Generally, what we feel with our fingers are physical bumps in a material’s surface structure. Charles Dhong at the University of Delaware and his colleagues set out to find whether it would be possible to feel a chemical difference in which the internal molecular structures of two materials slightly vary but their surfaces are equally smooth.

They did this by taking a silicon wafer and attaching a layer of a simple compound that was just one molecule thick. They tested several compounds, each only slightly different from the others.

Out of six pairs of compounds, human testers could distinguish between three. With one pair, where the team only substituted a single carbon atom for a nitrogen one, the testers could tell the two apart with 68 per cent accuracy.

Read more: Blind people ‘see’ microscope images using touch-feedback device

“When we make our samples, physically they’re almost identical, the differences are on a sub-nanometre scale,” says Dhong. “But when test subjects felt them, some people said that some felt a little gritty and other ones were more pleasant and velvety.”

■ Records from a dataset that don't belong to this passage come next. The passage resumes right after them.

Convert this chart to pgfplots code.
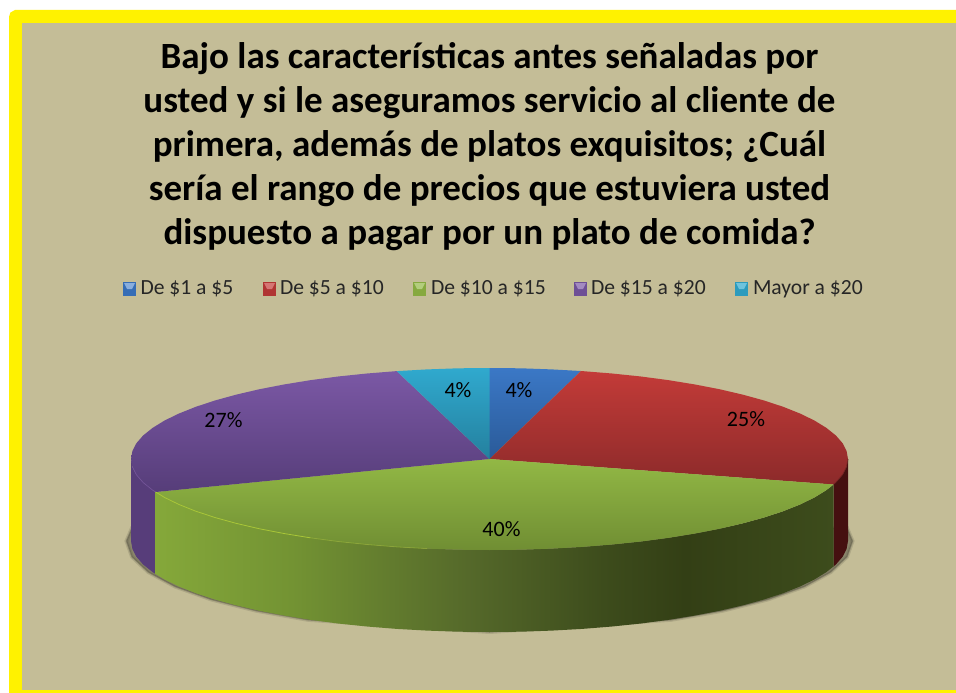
\documentclass[border=0pt]{standalone}
\usepackage{fontspec}
\setmainfont{Carlito}
\usepackage{pgfplots}
\pgfplotsset{compat=1.18}

\definecolor{fondo}{HTML}{C4BD97}
\definecolor{azulA}{HTML}{3B78C6}
\definecolor{azulB}{HTML}{2A5A98}
\definecolor{rojoA}{HTML}{C33B38}
\definecolor{rojoB}{HTML}{8C2A2A}
\definecolor{verdeA}{HTML}{92B845}
\definecolor{verdeB}{HTML}{708E33}
\definecolor{moradoA}{HTML}{7B58A5}
\definecolor{moradoB}{HTML}{563D79}
\definecolor{cianA}{HTML}{30A9CE}
\definecolor{cianB}{HTML}{24809E}
\definecolor{moradoLado}{HTML}{573D7A}
\definecolor{rojoLado}{HTML}{451010}
\definecolor{textoLey}{HTML}{262626}
\definecolor{vl1}{HTML}{85A83A}
\definecolor{vl2}{HTML}{739333}
\definecolor{vl3}{HTML}{55692A}
\definecolor{vl4}{HTML}{3D4C1C}
\definecolor{vl5}{HTML}{333F15}

% front wall of the 40% slice, light on the left and dark to the right
\pgfdeclarehorizontalshading{verdelado}{100bp}{color(0bp)=(vl1); color(25bp)=(vl1); color(35bp)=(vl2); color(48bp)=(vl3); color(58bp)=(vl4); color(64bp)=(vl5); color(75bp)=(vl4); color(100bp)=(vl4)}

\begin{document}
\begin{tikzpicture}
\begin{axis}[
    scale only axis,
    width=956pt,
    height=693pt,
    xmin=0, xmax=956,
    ymin=0, ymax=693,
    y dir=reverse,
    hide axis,
    clip=true,
]
% page and frame
\addplot[draw=none,fill=white] coordinates {(0,0) (956,0) (956,693) (0,693)} --cycle;
\addplot[draw=none,fill=yellow] coordinates {(9,693) (9,17) (10.5,12.5) (15,10) (956,10) (956,693)} --cycle;
\addplot[draw=none,fill=fondo] coordinates {(22,23) (956,23) (956,690) (22,690)} --cycle;

% shadow under the pie
\addplot[draw=black!55!fondo,fill=black!55!fondo,line width=4pt,opacity=0.2] coordinates {
    (132,528) (126.5,541) (132,556.8) (148.4,572.1) (175.1,586.5) (211.4,599.5) (256.2,610.7) (308,619.8)
    (489.5,632) (671,619.8) (722.8,610.7) (767.6,599.5) (804.4,586.5) (830.6,572.1) (847,556.8) (852.5,541) (847,528)
} --cycle;
\addplot[draw=black!55!fondo,fill=black!55!fondo,line width=1.5pt,opacity=0.4] coordinates {
    (132,528) (126.5,541) (132,556.8) (148.4,572.1) (175.1,586.5) (211.4,599.5) (256.2,610.7) (308,619.8)
    (489.5,632) (671,619.8) (722.8,610.7) (767.6,599.5) (804.4,586.5) (830.6,572.1) (847,556.8) (852.5,541) (847,528)
} --cycle;

% side walls
\addplot[draw=none,fill=moradoLado] coordinates {
    (131,459) (132.4,466.9) (136.4,474.8) (143.2,482.6) (152.6,490.1) (155.7,492)
    (155.7,574) (152.6,572.1) (143.2,564.6) (136.4,556.8) (132.4,548.9) (131,541)
} --cycle;
\addplot[draw=none,fill=rojoLado] coordinates {
    (848,459) (846.6,466.9) (842.6,474.8) (835.8,482.6) (833.5,484.5)
    (833.5,566.5) (835.8,564.6) (842.6,556.8) (846.6,548.9) (848,541)
} --cycle;
\addplot[draw=none,shade,shading=verdelado] coordinates {
    (155.7,492) (164.6,497.5) (179,504.5) (195.8,511.2) (214.9,517.5) (236,523.3) (259.1,528.7) (283.9,533.5)
    (310.2,537.8) (338,541.5) (366.9,544.5) (396.7,546.9) (427.2,548.6) (458.3,549.7) (489.5,550)
    (520.7,549.7) (551.8,548.6) (582.3,546.9) (612.1,544.5) (641,541.5) (668.8,537.8) (695.1,533.5)
    (719.9,528.7) (743,523.3) (764.1,517.5) (783.2,511.2) (800,504.5) (814.4,497.5) (826.4,490.1) (833.5,484.5)
    (833.5,566.5) (826.4,572.1) (814.4,579.5) (800,586.5) (783.2,593.2) (764.1,599.5) (743,605.3) (719.9,610.7)
    (695.1,615.5) (668.8,619.8) (641,623.5) (612.1,626.5) (582.3,628.9) (551.8,630.6) (520.7,631.7) (489.5,632)
    (458.3,631.7) (427.2,630.6) (396.7,628.9) (366.9,626.5) (338,623.5) (310.2,619.8) (283.9,615.5) (259.1,610.7)
    (236,605.3) (214.9,599.5) (195.8,593.2) (179,586.5) (164.6,579.5) (155.7,574)
} --cycle;

% top faces: De $1 a $5 4, De $5 a $10 25, De $10 a $15 40, De $15 a $20 27, Mayor a $20 4
\addplot[draw=none,top color=azulA,bottom color=azulB] coordinates {
    (489.5,459) (489.5,368) (520.7,368.3) (551.8,369.4) (581,371)
} --cycle;
\addplot[draw=none,top color=rojoA,bottom color=rojoB] coordinates {
    (489.5,459) (581,371) (612.1,373.5) (641,376.5) (668.8,380.2) (695.1,384.5) (719.9,389.3) (743,394.7)
    (764.1,400.5) (783.2,406.8) (800,413.5) (814.4,420.5) (826.4,427.9) (835.8,435.4) (842.6,443.2) (846.6,451.1)
    (848,459) (846.6,466.9) (842.6,474.8) (835.8,482.6) (833.5,484.5)
} --cycle;
\addplot[draw=none,top color=verdeA,bottom color=verdeB] coordinates {
    (489.5,459) (833.5,484.5) (826.4,490.1) (814.4,497.5) (800,504.5) (783.2,511.2) (764.1,517.5) (743,523.3)
    (719.9,528.7) (695.1,533.5) (668.8,537.8) (641,541.5) (612.1,544.5) (582.3,546.9) (551.8,548.6) (520.7,549.7)
    (489.5,550) (458.3,549.7) (427.2,548.6) (396.7,546.9) (366.9,544.5) (338,541.5) (310.2,537.8) (283.9,533.5)
    (259.1,528.7) (236,523.3) (214.9,517.5) (195.8,511.2) (179,504.5) (164.6,497.5) (155.7,492)
} --cycle;
\addplot[draw=none,top color=moradoA,bottom color=moradoB] coordinates {
    (489.5,459) (155.7,492) (152.6,490.1) (143.2,482.6) (136.4,474.8) (132.4,466.9) (131,459) (132.4,451.1)
    (136.4,443.2) (143.2,435.4) (152.6,427.9) (164.6,420.5) (179,413.5) (195.8,406.8) (214.9,400.5) (236,394.7)
    (259.1,389.3) (283.9,384.5) (310.2,380.2) (338,376.5) (366.9,373.5) (396.7,371.1)
} --cycle;
\addplot[draw=none,top color=cianA,bottom color=cianB] coordinates {
    (489.5,459) (396.7,371.1) (427.2,369.4) (458.3,368.3) (489.5,368)
} --cycle;

% light rim on the front edge, fading towards the middle
\addplot[color=verdeA!80!yellow,line width=0.8pt] coordinates {
    (155.7,492) (164.6,497.5) (179,504.5) (195.8,511.2) (214.9,517.5) (236,523.3) (259.1,528.7) (283.9,533.5) (310.2,537.8)
};
\addplot[color=verdeA!80!yellow,line width=0.8pt,opacity=0.45] coordinates {
    (310.2,537.8) (338,541.5) (366.9,544.5) (396.7,546.9) (427.2,548.6)
};
% rim of the purple and red slices at the sides
\addplot[color=moradoA,line width=0.8pt,opacity=0.6] coordinates {
    (132.4,466.9) (136.4,474.8) (143.2,482.6) (152.6,490.1) (155.7,492)
};
\addplot[color=rojoLado!60!rojoB,line width=0.8pt,opacity=0.7] coordinates {
    (848,459) (846.6,466.9) (842.6,474.8) (835.8,482.6) (833.5,484.5)
};

% legend keys
\addplot[draw=none,fill=azulA!65!azulB] coordinates {(123,282) (136,282) (136,296) (123,296)} --cycle;
\addplot[draw=none,fill=azulA!60!white] coordinates {(124,283) (135,283) (132,289) (127,289)} --cycle;
\addplot[draw=none,fill=rojoA!65!rojoB] coordinates {(263,282) (276,282) (276,296) (263,296)} --cycle;
\addplot[draw=none,fill=rojoA!70!white] coordinates {(264,283) (275,283) (272,289) (267,289)} --cycle;
\addplot[draw=none,fill=verdeA!65!verdeB] coordinates {(413,282) (426,282) (426,296) (413,296)} --cycle;
\addplot[draw=none,fill=verdeA!70!white] coordinates {(414,283) (425,283) (422,289) (417,289)} --cycle;
\addplot[draw=none,fill=moradoA!65!moradoB] coordinates {(574,282) (587,282) (587,296) (574,296)} --cycle;
\addplot[draw=none,fill=moradoA!70!white] coordinates {(575,283) (586,283) (583,289) (578,289)} --cycle;
\addplot[draw=none,fill=cianA!65!cianB] coordinates {(735,282) (748,282) (748,296) (735,296)} --cycle;
\addplot[draw=none,fill=cianA!70!white] coordinates {(736,283) (747,283) (744,289) (739,289)} --cycle;

\begin{scope}[every node/.style={inner sep=0pt,outer sep=0pt}]
\node[anchor=base,align=center,font=\fontsize{37}{44}\selectfont\bfseries] at (axis cs:489.5,244)
    {Bajo las características antes señaladas por\\
     usted y si le aseguramos servicio al cliente de\\
     primera, además de platos exquisitos; ¿Cuál\\
     sería el rango de precios que estuviera usted\\
     dispuesto a pagar por un plato de comida?};
\node[anchor=base west,text=textoLey,font=\fontsize{21.6}{24}\selectfont] at (axis cs:140.5,294.5) {De \$1 a \$5};
\node[anchor=base west,text=textoLey,font=\fontsize{21.6}{24}\selectfont] at (axis cs:280,294.5) {De \$5 a \$10};
\node[anchor=base west,text=textoLey,font=\fontsize{21.6}{24}\selectfont] at (axis cs:431,294.5) {De \$10 a \$15};
\node[anchor=base west,text=textoLey,font=\fontsize{21.6}{24}\selectfont] at (axis cs:591,294.5) {De \$15 a \$20};
\node[anchor=base west,text=textoLey,font=\fontsize{21.6}{24}\selectfont] at (axis cs:753,294.5) {Mayor a \$20};

\node[anchor=base,font=\fontsize{22}{24}\selectfont] at (axis cs:519,397) {4\%};
\node[anchor=base,font=\fontsize{22}{24}\selectfont] at (axis cs:458,397) {4\%};
\node[anchor=base,font=\fontsize{22}{24}\selectfont] at (axis cs:746,426) {25\%};
\node[anchor=base,font=\fontsize{22}{24}\selectfont] at (axis cs:223.5,427) {27\%};
\node[anchor=base,font=\fontsize{22}{24}\selectfont] at (axis cs:501.5,536) {40\%};
\end{scope}
\end{axis}
\end{tikzpicture}
\end{document}
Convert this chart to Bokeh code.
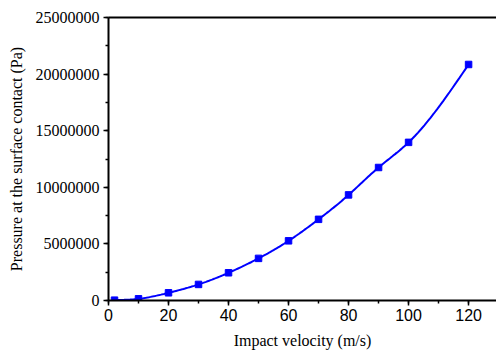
import numpy as np
from bokeh.plotting import figure
from bokeh.models import LinearAxis, Range1d, SingleIntervalTicker, BasicTickFormatter
from bokeh.embed import file_html
from bokeh.resources import INLINE

# Contact pressure vs impact velocity
velocity = [2, 10, 20, 30, 40, 50, 60, 70, 80, 90, 100, 120]
pressure = [30000, 150000, 680000, 1420000, 2450000, 3720000, 5270000,
            7170000, 9330000, 11750000, 13970000, 20850000]


def spline_path(xs, ys, steps=20):
    """Natural cubic spline through the points, for a smooth connecting line."""
    x = np.asarray(xs, float)
    y = np.asarray(ys, float)
    n = len(x)
    h = np.diff(x)
    A = np.zeros((n, n))
    b = np.zeros(n)
    A[0, 0] = A[-1, -1] = 1
    for i in range(1, n - 1):
        A[i, i - 1] = h[i - 1]
        A[i, i] = 2 * (h[i - 1] + h[i])
        A[i, i + 1] = h[i]
        b[i] = 3 * ((y[i + 1] - y[i]) / h[i] - (y[i] - y[i - 1]) / h[i - 1])
    c = np.linalg.solve(A, b)
    px, py = [], []
    for i in range(n - 1):
        bi = (y[i + 1] - y[i]) / h[i] - h[i] * (2 * c[i] + c[i + 1]) / 3
        di = (c[i + 1] - c[i]) / (3 * h[i])
        t = np.linspace(0, h[i], steps, endpoint=(i == n - 2))
        px.extend(x[i] + t)
        py.extend(y[i] + bi * t + c[i] * t ** 2 + di * t ** 3)
    return px, py


p = figure(width=496, height=352, output_backend="svg", toolbar_location=None,
           x_range=Range1d(0, 129.3), y_range=Range1d(0, 25000000),
           x_axis_type=None, y_axis_type=None,
           min_border_left=108, min_border_right=0, min_border_top=17,
           min_border_bottom=52)
p.outline_line_color = None
p.grid.visible = False
p.background_fill_color = "white"
p.border_fill_color = "white"

serif = "'Liberation Serif', 'Times New Roman', serif"
sans = "'Liberation Sans', Arial, sans-serif"

xaxis = LinearAxis(ticker=SingleIntervalTicker(interval=20, num_minor_ticks=2),
                   axis_label="Impact velocity (m/s)")
xaxis.axis_label_text_font = serif
xaxis.axis_label_text_font_style = "normal"
xaxis.axis_label_text_font_size = "16px"
xaxis.axis_label_standoff = 8
xaxis.major_label_text_font = sans
xaxis.major_label_text_font_size = "16px"
xaxis.major_label_standoff = 3
p.add_layout(xaxis, "below")

yaxis = LinearAxis(ticker=SingleIntervalTicker(interval=5000000, num_minor_ticks=2),
                   axis_label="Pressure at the surface contact (Pa)",
                   formatter=BasicTickFormatter(use_scientific=False))
yaxis.axis_label_text_font = serif
yaxis.axis_label_text_font_style = "normal"
yaxis.axis_label_text_font_size = "16px"
yaxis.axis_label_standoff = 8
yaxis.major_label_text_font = serif
yaxis.major_label_text_font_size = "16px"
yaxis.major_label_standoff = 4
p.add_layout(yaxis, "left")

for ax in (xaxis, yaxis):
    ax.axis_line_width = 2
    ax.axis_line_color = "black"
    ax.major_tick_line_width = 1.5
    ax.minor_tick_line_width = 1.5
    ax.major_tick_in = 0
    ax.major_tick_out = 5
    ax.minor_tick_in = 0
    ax.minor_tick_out = 3
    ax.major_label_text_color = "black"
    ax.axis_label_text_color = "black"

# top frame line
top = LinearAxis(major_tick_in=0, major_tick_out=0, minor_tick_in=0, minor_tick_out=0,
                 major_label_text_font_size="0px", axis_line_width=2,
                 major_label_standoff=0)
top.major_label_text_alpha = 0
p.add_layout(top, "above")

cx, cy = spline_path(velocity, pressure)
p.line(cx, cy, line_color="#0000ff", line_width=2)
p.scatter(velocity, pressure, marker="square", size=6.5, fill_color="#0000ff",
          line_color="#0000ff")

open("out.html", "w").write(file_html(p, INLINE))
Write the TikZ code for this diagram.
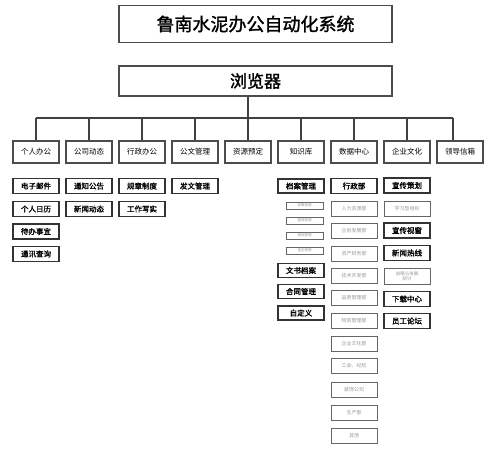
\documentclass[tikz,border=0pt]{standalone}
\usepackage{fontspec}
\setmainfont{Noto Sans CJK SC}
\newfontfamily\cjkb[FakeBold=1.5]{Noto Sans CJK SC}
\begin{document}
\begin{tikzpicture}[x=1pt,y=-1pt,
  title/.style={draw=black!70,line width=1.6pt,minimum width=273pt,minimum height=37pt,inner sep=0pt,font=\cjkb\fontsize{18}{20}\selectfont},
  brow/.style={draw=black!70,line width=1.6pt,minimum width=273pt,minimum height=30pt,inner sep=0pt,font=\cjkb\fontsize{17}{20}\selectfont},
  top/.style={draw=black!70,line width=1.2pt,minimum width=46pt,minimum height=22pt,inner sep=0pt,font=\fontsize{7.5}{9}\selectfont},
  sub/.style={draw=black!80,line width=1.2pt,minimum width=46pt,minimum height=15pt,inner sep=0pt,font=\cjkb\fontsize{7.5}{9}\selectfont},
  gsub/.style={draw=black!60,line width=1pt,minimum width=46pt,minimum height=15pt,inner sep=0pt,text=black!40,font=\fontsize{5}{6}\selectfont,align=center},
  tiny/.style={draw=black!60,line width=1pt,minimum width=37pt,minimum height=7pt,inner sep=0pt,text=black!40,font=\fontsize{3.5}{4}\selectfont},
  conn/.style={draw=black!75,line width=1.1pt}]
\fill[white] (0,0) rectangle (500,451);
\useasboundingbox (0,0) rectangle (500,451);

\node[title] (sys) at (255.5,24) {鲁南水泥办公自动化系统};
\node[brow] (llq) at (255.5,81) {浏览器};

\node[top] (t1) at (36,152) {个人办公};
\node[top] (t2) at (89,152) {公司动态};
\node[top] (t3) at (142,152) {行政办公};
\node[top] (t4) at (195,152) {公文管理};
\node[top] (t5) at (248,152) {资源预定};
\node[top] (t6) at (301,152) {知识库};
\node[top] (t7) at (354,152) {数据中心};
\node[top] (t8) at (407,152) {企业文化};
\node[top] (t9) at (460,152) {领导信箱};

\coordinate (hub) at (248,118);
\coordinate (hl) at (36,118);
\coordinate (hr) at (453,118);
\draw[conn] (llq.south -| hub) -- (hub);
\draw[conn] (hl) -- (hr);
\foreach \i in {1,2,3,4,6,7,8}{\draw[conn] (t\i.north |- hub) -- (t\i.north);}
\draw[conn] (hub) -- (t5.north);
\draw[conn] (hr) -- (hr |- t9.north);

% column 1
\node[sub] (a1) at (36,186) {电子邮件};
\node[sub] (a2) at (36,209) {个人日历};
\node[sub] (a3) at (36,231.5) {待办事宜};
\node[sub] (a4) at (36,254) {通讯查询};
% column 2
\node[sub] (b1) at (89,186) {通知公告};
\node[sub] (b2) at (89,209) {新闻动态};
% column 3
\node[sub] (c1) at (142,186) {规章制度};
\node[sub] (c2) at (142,209) {工作写实};
% column 4
\node[sub] (d1) at (195,186) {发文管理};
% column 6
\node[sub,minimum height=14pt] (e1) at (301,186) {档案管理};
\node[tiny] (e2) at (304.5,205.5) {收集管理};
\node[tiny] (e3) at (304.5,220.5) {整理管理};
\node[tiny] (e4) at (304.5,235.5) {借阅管理};
\node[tiny] (e5) at (304.5,250.5) {鉴定管理};
\node[sub,minimum height=14pt] (e6) at (301,270.5) {文书档案};
\node[sub,minimum height=14pt] (e7) at (301,291.5) {合同管理};
\node[sub,minimum height=14pt] (e8) at (301,313) {自定义};
% column 7
\node[sub] (f1) at (354,186) {行政部};
\node[gsub] (f2) at (354,208.5) {人力资源部};
\node[gsub] (f3) at (354,231) {企划发展部};
\node[gsub] (f4) at (354,253.5) {资产财务部};
\node[gsub] (f5) at (354,276) {技术开发部};
\node[gsub] (f6) at (354,298) {品质管理部};
\node[gsub] (f7) at (354,321) {物资管理部};
\node[gsub] (f8) at (354,343.5) {企业文化部};
\node[gsub] (f9) at (354,366) {工会、纪检};
\node[gsub] (f10) at (354,390) {装饰公司};
\node[gsub] (f11) at (354,413) {生产部};
\node[gsub] (f12) at (354,436) {其他};
% column 8
\node[sub] (g1) at (407,185.5) {宣传策划};
\node[gsub] (g2) at (407,208.5) {学习型组织};
\node[sub] (g3) at (407,230.5) {宣传视窗};
\node[sub] (g4) at (407,253) {新闻热线};
\node[gsub,minimum height=16pt,font=\fontsize{4.5}{5}\selectfont] (g5) at (407,276) {战略与发展\\研讨};
\node[sub] (g6) at (407,299) {下载中心};
\node[sub] (g7) at (407,321) {员工论坛};
\end{tikzpicture}
\end{document}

The chemical difference between the two compounds that the testers were best able to tell apart caused a slight change in how much friction they felt when running a finger over them. This alteration wasn’t due to bumps in each material, but rather the way their molecules fitted together.

Dhong says this could be useful for people with visual impairments or to make textures in virtual reality that feel real.

“If you wanted to create a texture that feels like running your hand across really nice paper or soft velvet or a wooden table, how can you do that with something like a screen? This gives us a lot more options to really expand this toolbox,” says Dhong.